While you can totally read this without reading the Second Circle Tattoos series that this series spins off from, I will say that I regret not reading Dred’s book before starting on this one (I’ve read 1 and 4, but not 3).  Not that I won’t likely still go back and enjoy that book, but you do get little mini spoilers in this book.

This was so much more…heartbreaking and involved and sweet and uplifting than I was expecting.  I mean, yes and no.  It’s not that I don’t know that Ms. Cole can write stories with harrowing backstory.  But both Jordan and Lexie really got to me.

Since I hadn’t read Dred’s book, I didn’t quite know what to expect from Jordan, but his backstory is just gut wrenching.  And the ways he copes now, and how it has affected him…it just felt so real, and sucked me in and gave me all the feels.  He was an extremely interesting character.  Because he could be both sweet and innocent as well as dirty and even volatile.  He was kind of a conundrum.  Sometimes I wondered at the many aspects of him, but I can’t decide if it his growth was too much too soon, or just right.  Sometimes life gives you a trigger that your brain has been waiting for, that allows you to see more into yourself and finally get over your stumbling blocks.  And occasionally I wanted a deeper look into how it is affecting him now, but maybe the bits we got at different times were just right.  But anyways, regardless, I definitely wanted to hug the shit out of him.

And while Jordan’s story is perhaps a bit more heartbreaking, Lexie has her own horrible issues to deal with.  You feel it right from the start, and you just feel sick for her, and what she’s living with, and how it has affected her.  I was worried, at one point in the story, that her own struggles would be minimized, or not dealt with in the appropriate way and with sensitivity…but I should have trusted Ms. Cole.  And in the end, the way that all went really made sense for her and Jordan.  I kind of wished I’d been able to read more of how she was going to cope, but that’s probably just me being greedy.

I did absolutely adore the look into the ballet world, even if hers was a bit skewed by her father.  I’ve always admired the crap out of dancers, and my hubby and I have season tickets for our provincial ballet.  I have the grace of a bulldog, so it’s something I always envy…but I definitely don’t envy the toll it takes and the hours of hard work they put into their craft.

And their chemistry together was pretty fantastic.  It was a lot more blunt and straight talking than I was expecting at times, but it worked for them.  I loved seeing Jordan struggle with how to have a relationship, and how he second guessed everything he did.  Again, so sweet.  And then he’d say something dirty, and it just balanced.

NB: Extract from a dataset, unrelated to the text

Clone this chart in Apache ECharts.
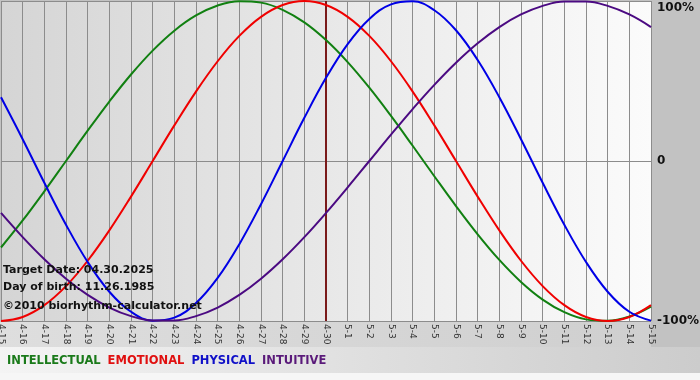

AND I LOVED THE BITS OF CANADIANNESS!!  I mean, YES!!  I’ve never lived in Toronto, but I did recognize street names, and stupid little things like the No Frills grocery store, the Canadian Tire bag, and shopping at The Bay, and Karen Kain, and the National Arts Centre in Ottawa (been there)!  It’s the little things that make this girl happy.  *high fives Preload for being Canadian*

And finally, there was the secondary cast.  While they weren’t there all the time, the scenes where they were just showed me the connection between the guys, and how they lean on each other in small ways.  And OMG, they brought such levity!  “She’s the phone!”  Just so much love.  Cannot WAIT to read more books of these boys.  Though I am scared, b/c if Lennon is more f’d up than Jordan, I just don’t know if I can handle his story.

Honestly, the only reason I’m rounding down instead of up is just a me thing…I’m still in that strange bubble where I’m not quite getting sucked into the books fully.  Were I in a different mood, I can totally see myself rounding up.  OHHH!!  And there were some areas where the POV changed without a break.  I’m not a fan.  Especially since it was pretty consistent throughout the rest of the book, so it was what I had come to expect.

If you’re a medium angst fan like me, who likes some heart wrenching, but not too much to be overwhelmed, then you need this series in your life.